Key ideas from Cloudflare’s approach
- Use breadth + depth of signals: combine network graph features (IP/ASN, reputation, geography, routing patterns) with request-level behavior (headers, rates, sequences).
- Small, specialized models win: deploy per-attack models (e.g., bots, credential stuffing, DDoS) and ensemble their scores for precision under tight latency.
- Train on real traffic: leverage labels from WAF events, abuse reports, honeypots, and expert review; augment with anomaly detection for emerging threats.
- Edge inference with strict budgets: keep models compact, export to portable formats (e.g., ONNX), and target single-digit millisecond scoring where possible.
- Privacy-first telemetry: minimize PII, hash or aggregate sensitive fields, and apply least-privilege data access.
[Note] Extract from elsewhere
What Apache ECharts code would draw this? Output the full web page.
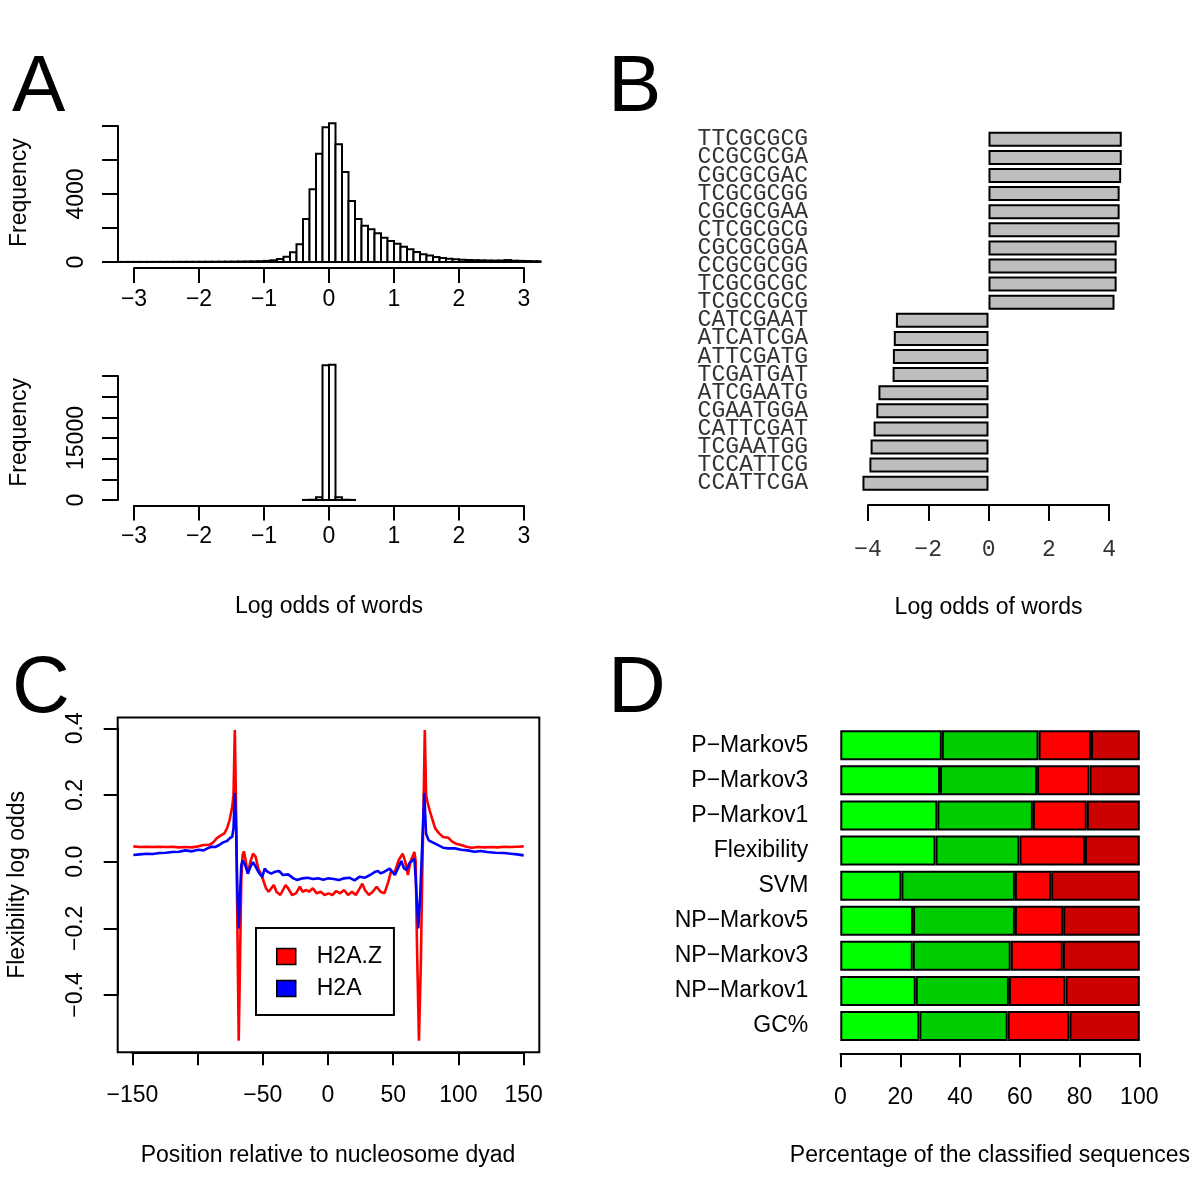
<!DOCTYPE html>
<html>
<head>
<meta charset="utf-8">
<script src="https://cdn.jsdelivr.net/npm/echarts@6/dist/echarts.min.js"></script>
<style>
html, body { margin: 0; padding: 0; background: #fff; }
#chart { width: 1200px; height: 1200px; }
</style>
</head>
<body>
<div id="chart"></div>
<script>
// ---- panel A: histograms of log odds (bin width 0.1)
var binWidth = 0.1;
var histTopStart = -3.3;
var histTopCounts = [2, 2, 3, 3, 4, 4, 5, 5, 6, 7, 8, 9, 10, 11, 12, 14, 16, 18, 21, 25, 30, 36, 45,
  62, 98, 176, 314, 569, 1039, 2529, 4275, 6373, 7924,
  8159, 6924, 5294, 3588, 2529, 2137, 1922, 1686, 1431, 1235,
  1078, 902, 745, 588, 451, 373, 294, 235, 196, 157,
  135, 118, 105, 95, 85, 80, 85, 110, 75, 65,
  55, 45, 40];
var histBottomStart = -0.4;
var histBottomCounts = [20, 60, 650, 32600, 32700, 650, 60, 20];

// ---- panel B: top words
var words = ['TTCGCGCG', 'CCGCGCGA', 'CGCGCGAC', 'TCGCGCGG', 'CGCGCGAA', 'CTCGCGCG', 'CGCGCGGA',
  'CCGCGCGG', 'TCGCGCGC', 'TCGCCGCG', 'CATCGAAT', 'ATCATCGA', 'ATTCGATG', 'TCGATGAT',
  'ATCGAATG', 'CGAATGGA', 'CATTCGAT', 'TCGAATGG', 'TCCATTCG', 'CCATTCGA'];
var wordLogOdds = [4.42, 4.42, 4.40, 4.35, 4.35, 4.35, 4.25, 4.25, 4.25, 4.18,
  -3.07, -3.14, -3.17, -3.18, -3.65, -3.72, -3.81, -3.91, -3.95, -4.18];

// ---- panel C: flexibility profiles
var posH2AZ = [-150, -145, -140, -135, -130, -125, -120, -115, -110, -105, -100, -96, -92, -89, -86, -83,
  -80, -78, -76, -74, -73, -72, -71, -70, -69, -68, -67, -66, -65, -64, -62, -60, -58, -56, -54,
  -51, -48, -46, -44, -42, -40, -37, -35, -33, -31, -28, -25, -22, -20, -17, -15, -12, -9, -6, -3,
  0, 3, 6, 9, 12, 15, 18, 21, 24, 26, 28, 31, 34, 37, 40, 43, 46, 48, 51, 54, 57, 59, 61, 63, 66,
  67, 68, 69.5, 71, 72, 73, 74, 75, 76, 78, 80, 82, 85, 88, 92, 95, 98, 102, 106, 110, 115, 120,
  125, 130, 135, 140, 145, 150];
var h2azValues = [0.046, 0.044, 0.045, 0.044, 0.045, 0.044, 0.045, 0.043, 0.044, 0.043, 0.046, 0.050,
  0.050, 0.056, 0.070, 0.078, 0.085, 0.100, 0.125, 0.165, 0.200, 0.395, 0.150, -0.200, -0.537,
  -0.300, -0.050, 0.020, 0.031, 0.010, -0.035, 0.000, 0.024, 0.015, -0.020,
  -0.046, -0.080, -0.090, -0.080, -0.070, -0.090, -0.100, -0.085, -0.070, -0.080, -0.100, -0.095,
  -0.075, -0.090, -0.085, -0.090, -0.080, -0.095, -0.090, -0.100,
  -0.095, -0.100, -0.088, -0.095, -0.085, -0.100, -0.090, -0.100, -0.080, -0.066, -0.085, -0.100,
  -0.090, -0.075, -0.090, -0.095, -0.060, -0.030, -0.030, 0.005, 0.024, 0.000, -0.040, 0.000, 0.029,
  0.000, -0.250, -0.537, -0.300, -0.050, 0.150, 0.395, 0.200, 0.180, 0.150, 0.125, 0.100, 0.085,
  0.074, 0.072, 0.060, 0.054, 0.050, 0.045, 0.042, 0.044, 0.043,
  0.044, 0.043, 0.045, 0.044, 0.045, 0.046];
var posH2A = [-150, -145, -140, -135, -130, -125, -120, -115, -110, -105, -100, -96, -93, -90, -87, -84,
  -81, -78, -76, -74, -73, -72, -71, -70, -69, -68, -67, -66, -64, -62, -60, -58, -56, -54, -51,
  -49, -47, -44, -41, -38, -35, -31, -27, -24, -20, -16, -12, -8, -4, 0, 4, 8, 12, 16, 20, 24, 28,
  32, 36, 38, 40, 43, 47, 51, 54, 56, 58, 60, 62, 66, 67, 69, 70.5, 72, 73.6, 75, 77, 80, 82, 85,
  88, 92, 97, 102, 107, 112, 117, 122, 128, 135, 140, 145, 150];
var h2aValues = [0.020, 0.022, 0.024, 0.023, 0.026, 0.027, 0.029, 0.030, 0.034, 0.031, 0.036, 0.034,
  0.040, 0.045, 0.044, 0.050, 0.058, 0.062, 0.070, 0.075, 0.100, 0.206, 0.100, -0.100, -0.200,
  -0.100, -0.010, 0.004, -0.010, -0.036, -0.015, -0.001, -0.015, -0.030, -0.046,
  -0.021, -0.030, -0.036, -0.030, -0.028, -0.040, -0.038, -0.050, -0.055, -0.050, -0.048, -0.052,
  -0.050, -0.054, -0.050, -0.052, -0.055, -0.050, -0.048, -0.056, -0.045, -0.048,
  -0.040, -0.030, -0.028, -0.035, -0.030, -0.021, -0.040, -0.015, 0.002, -0.020, -0.025, -0.005,
  0.009, -0.050, -0.200, -0.100, 0.050, 0.206, 0.084, 0.064, 0.058, 0.054, 0.048,
  0.042, 0.040, 0.040, 0.036, 0.034, 0.030, 0.032, 0.029, 0.027, 0.026, 0.024, 0.022, 0.019];

// ---- panel D: classification of sequences (percent)
var methods = ['P\u2212Markov5', 'P\u2212Markov3', 'P\u2212Markov1', 'Flexibility', 'SVM',
  'NP\u2212Markov5', 'NP\u2212Markov3', 'NP\u2212Markov1', 'GC%'];
var classA = [33.9, 33.3, 32.4, 31.8, 20.4, 24.3, 24.2, 25.2, 26.4];
var classB = [32.3, 32.4, 31.9, 28.0, 37.9, 34.0, 32.7, 31.1, 29.5];
var classC = [17.5, 17.5, 18.0, 21.9, 12.1, 16.1, 17.4, 18.9, 20.6];
var classD = [16.3, 16.8, 17.7, 18.3, 29.6, 25.6, 25.7, 24.8, 23.5];
var classColors = ['#00ff00', '#00cd00', '#ff0000', '#cd0000'];

var SANS = 'Liberation Sans';
var MONO = 'Liberation Mono';
var FS = 23;

function minus(v) {
  return String(v).replace('-', '\u2212');
}

function zipXY(xs, ys) {
  var out = [];
  for (var i = 0; i < xs.length; i++) out.push([xs[i], ys[i]]);
  return out;
}

function histData(start, counts) {
  var out = [];
  for (var i = 0; i < counts.length; i++) {
    var a = +(start + i * binWidth).toFixed(2);
    out.push([a, +(a + binWidth).toFixed(2), counts[i]]);
  }
  return out;
}

function renderBin(params, api) {
  var p0 = api.coord([api.value(0), api.value(2)]);
  var p1 = api.coord([api.value(1), 0]);
  var rect = echarts.graphic.clipRectByRect({
    x: p0[0], y: p0[1], width: p1[0] - p0[0], height: p1[1] - p0[1]
  }, {
    x: params.coordSys.x - 1, y: params.coordSys.y,
    width: params.coordSys.width + 2, height: params.coordSys.height
  });
  return rect && {
    type: 'rect',
    shape: rect,
    style: { fill: '#fff', stroke: '#000', lineWidth: 2 }
  };
}

// axis with nothing but (maybe) a name
function bareAxis(dim, grid, min, max, name, gap) {
  return {
    type: 'value', gridIndex: grid, min: min, max: max, show: !!name,
    name: name || '', nameLocation: 'middle', nameGap: gap || 0,
    nameRotate: dim === 'y' ? 90 : 0,
    nameTextStyle: { fontSize: FS, fontFamily: SANS, color: '#000' },
    axisLine: { show: false }, axisTick: { show: false },
    axisLabel: { show: false }, splitLine: { show: false }
  };
}

// visible R-like axis
function rAxis(grid, pos, min, max, interval, fmt, opts) {
  opts = opts || {};
  return {
    type: 'value', gridIndex: grid, position: pos, min: min, max: max, interval: interval,
    name: opts.name || '', nameLocation: 'middle', nameGap: opts.nameGap || 0,
    nameTextStyle: { fontSize: FS, fontFamily: SANS, color: '#000' },
    axisLine: { show: true, onZero: false, lineStyle: { color: '#000', width: 2 } },
    axisTick: { show: true, length: opts.tick || 14, lineStyle: { color: '#000', width: 2 } },
    axisLabel: {
      show: true, formatter: fmt, margin: opts.margin || 30, rotate: opts.rotate || 0,
      fontSize: opts.fontSize || FS, fontFamily: opts.font || SANS, color: opts.color || '#000'
    },
    splitLine: { show: false }
  };
}

var grids = [
  { left: 118.4, top: 117.8, width: 421.2, height: 149.7 },   // 0 A top data
  { left: 134, top: 258, width: 390, height: 10 },           // 1 A top x axis
  { left: 118, top: 126, width: 10, height: 136 },           // 2 A top y axis
  { left: 118.4, top: 359.4, width: 421.2, height: 146 },    // 3 A bottom data
  { left: 134, top: 495.5, width: 390, height: 10 },         // 4 A bottom x axis
  { left: 118, top: 376, width: 10, height: 124 },           // 5 A bottom y axis
  { left: 852.8, top: 130.25, width: 278.9, height: 362 },   // 6 B data
  { left: 868, top: 495, width: 241.2, height: 10 },         // 7 B x axis
  { left: 117.7, top: 717.4, width: 421.6, height: 334.9,
    show: true, borderColor: '#000', borderWidth: 2, backgroundColor: 'transparent' }, // 8 C data
  { left: 132.4, top: 1042.3, width: 391.2, height: 10 },    // 9 C x axis
  { left: 117.7, top: 728.3, width: 10, height: 266.7 },     // 10 C y axis
  { left: 828.3, top: 727.7, width: 323.5, height: 315.9 },  // 11 D data
  { left: 840.5, top: 1043.3, width: 298.8, height: 10 }     // 12 D x axis
];

var plainFmt = function (v) { return minus(v); };

var xAxes = [
  bareAxis('x', 0, -3.24, 3.24),
  rAxis(1, 'bottom', -3, 3, 1, plainFmt, { margin: 20, tick: 15 }),
  bareAxis('x', 2, 0, 1),
  bareAxis('x', 3, -3.24, 3.24),
  rAxis(4, 'bottom', -3, 3, 1, plainFmt, { margin: 20, tick: 15, name: 'Log odds of words', nameGap: 90 }),
  bareAxis('x', 5, 0, 1),
  bareAxis('x', 6, -4.5, 4.75),
  rAxis(7, 'bottom', -4, 4, 2, plainFmt, {
    margin: 33, font: MONO, fontSize: 23, color: '#333', tick: 16,
    name: 'Log odds of words', nameGap: 91
  }),
  bareAxis('x', 8, -162, 162),
  rAxis(9, 'bottom', -150, 150, 50, function (v) { return v === -100 ? '' : minus(v); }, {
    margin: 32, tick: 13, name: 'Position relative to nucleosome dyad', nameGap: 92
  }),
  bareAxis('x', 10, 0, 1),
  bareAxis('x', 11, -4, 104),
  rAxis(12, 'bottom', 0, 100, 20, plainFmt, {
    margin: 33, name: 'Percentage of the classified sequences', nameGap: 91
  })
];

var yAxes = [
  bareAxis('y', 0, -326, 8485, 'Frequency', 87),
  bareAxis('y', 1, 0, 1),
  rAxis(2, 'left', 0, 8000, 2000, function (v) { return (v === 0 || v === 4000) ? String(v) : ''; },
    { rotate: 90, margin: 30, tick: 16 }),
  bareAxis('y', 3, -1308, 34008, 'Frequency', 87),
  bareAxis('y', 4, 0, 1),
  rAxis(5, 'left', 0, 30000, 5000, function (v) { return (v === 0 || v === 15000) ? String(v) : ''; },
    { rotate: 90, margin: 30, tick: 16 }),
  {
    type: 'category', gridIndex: 6, data: words, inverse: true,
    axisLine: { show: false, onZero: false }, axisTick: { show: false },
    axisLabel: { interval: 0, margin: 44.8, fontFamily: MONO, fontSize: 23, color: '#333' },
    splitLine: { show: false }
  },
  bareAxis('y', 7, 0, 1),
  bareAxis('y', 8, -0.572, 0.433, 'Flexibility log odds', 89),
  bareAxis('y', 9, 0, 1),
  rAxis(10, 'left', -0.4, 0.4, 0.2, function (v) {
    return Math.abs(v) < 1e-9 ? '0.0' : minus(v.toFixed(1));
  }, { rotate: 90, margin: 31, tick: 14 }),
  {
    type: 'category', gridIndex: 11, data: methods, inverse: true,
    axisLine: { show: false, onZero: false }, axisTick: { show: false },
    axisLabel: { interval: 0, margin: 20, fontFamily: SANS, fontSize: FS, color: '#000' },
    splitLine: { show: false }
  },
  bareAxis('y', 12, 0, 1)
];

var classSeries = [classA, classB, classC, classD].map(function (vals, i) {
  return {
    type: 'bar', name: 'class' + (i + 1), stack: 'total', xAxisIndex: 11, yAxisIndex: 11,
    barWidth: 30, data: vals, silent: true,
    itemStyle: { color: classColors[i], borderColor: '#000', borderWidth: 2 }
  };
});

var letterStyle = { fontSize: 80, fontWeight: 'normal', fontFamily: SANS, color: '#000' };

var option = {
  animation: false,
  backgroundColor: '#fff',
  textStyle: { fontFamily: SANS },
  title: [
    { text: 'A', left: 7, top: 44, textStyle: letterStyle },
    { text: 'B', left: 603, top: 44, textStyle: letterStyle },
    { text: 'C', left: 7, top: 645, textStyle: letterStyle },
    { text: 'D', left: 603, top: 645, textStyle: letterStyle }
  ],
  legend: {
    data: ['H2A.Z', 'H2A'], orient: 'vertical', left: 256, top: 928,
    padding: [17, 12, 15, 20], itemGap: 9, itemWidth: 19, itemHeight: 16,
    icon: 'rect', borderColor: '#000', borderWidth: 2,
    itemStyle: { borderColor: '#000', borderWidth: 1.5 },
    textStyle: { fontSize: FS, fontFamily: SANS, color: '#000', padding: [0, 0, 0, 16] }
  },
  grid: grids,
  xAxis: xAxes,
  yAxis: yAxes,
  series: [
    {
      type: 'custom', xAxisIndex: 0, yAxisIndex: 0, renderItem: renderBin,
      data: histData(histTopStart, histTopCounts), silent: true
    },
    {
      type: 'custom', xAxisIndex: 3, yAxisIndex: 3, renderItem: renderBin,
      data: histData(histBottomStart, histBottomCounts), silent: true
    },
    {
      type: 'bar', xAxisIndex: 6, yAxisIndex: 6, data: wordLogOdds, barWidth: 15, silent: true,
      itemStyle: { color: '#bebebe', borderColor: '#000', borderWidth: 2 }
    },
    {
      type: 'line', name: 'H2A.Z', xAxisIndex: 8, yAxisIndex: 8, data: zipXY(posH2AZ, h2azValues),
      showSymbol: false, clip: true, lineStyle: { color: '#ff0000', width: 2.6 },
      itemStyle: { color: '#ff0000' }
    },
    {
      type: 'line', name: 'H2A', xAxisIndex: 8, yAxisIndex: 8, data: zipXY(posH2A, h2aValues),
      showSymbol: false, clip: true, lineStyle: { color: '#0000ff', width: 2.6 },
      itemStyle: { color: '#0000ff' }
    }
  ].concat(classSeries)
};

var chart = echarts.init(document.getElementById('chart'));
chart.setOption(option);

window.addEventListener('resize', function () {
  chart.resize();
});
</script>
</body>
</html>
- Continuous evaluation: monitor false positives/negatives by segment, and align actions (block, challenge, rate limit) to risk thresholds.
What you can implement this quarter
- Inventory signals: HTTP headers, user agents, TLS/JA3 fingerprints, IP/ASN, request timing, cookie churn, and path patterns.
- Establish a baseline: start with logistic regression or gradient-boosted trees; add anomaly detection for unseen behaviors.
- Set a latency SLA: size models to meet edge/service budgets; compile to ONNX and run in edge functions, service meshes, or proxies.
- Close the labeling loop: route alerts to analysts, merge verdicts back into training data, and retrain on a fixed cadence.
- Ship safely: launch in shadow mode, then canary by route or customer cohort; auto-rollback on error or FP spikes.
- Adversarial test suite: simulate credential stuffing, header randomization, slowloris, and low-and-slow scraping to harden features.
- Response policy matrix: map risk scores to actions (log → throttle → challenge → block) and track user friction.
Metrics that matter
- Precision/recall by segment (country, ASN, path), plus ROC/AUC for offline sanity checks.
- Time-to-detect and time-to-mitigate for major attack classes.
- False positive cost: support tickets, revenue impact, challenge rate, and abandonment.
- Coverage: percent of attack traffic scored and effectively mitigated.
Governance and safety
Document model purpose, inputs, actions, and failure modes. Align with emerging guidance like the NIST AI Risk Management Framework to manage bias, privacy, and resilience.
Source: Cloudflare—On the cyber frontier: Building robust AI models that can predict and prevent online attacks (read the post). For governance context, see NIST AI RMF.
Takeaway
Build small, fast models on rich network and behavioral signals, deploy them at the edge with tight SLAs, and keep a human-in-the-loop to continuously reduce false positives.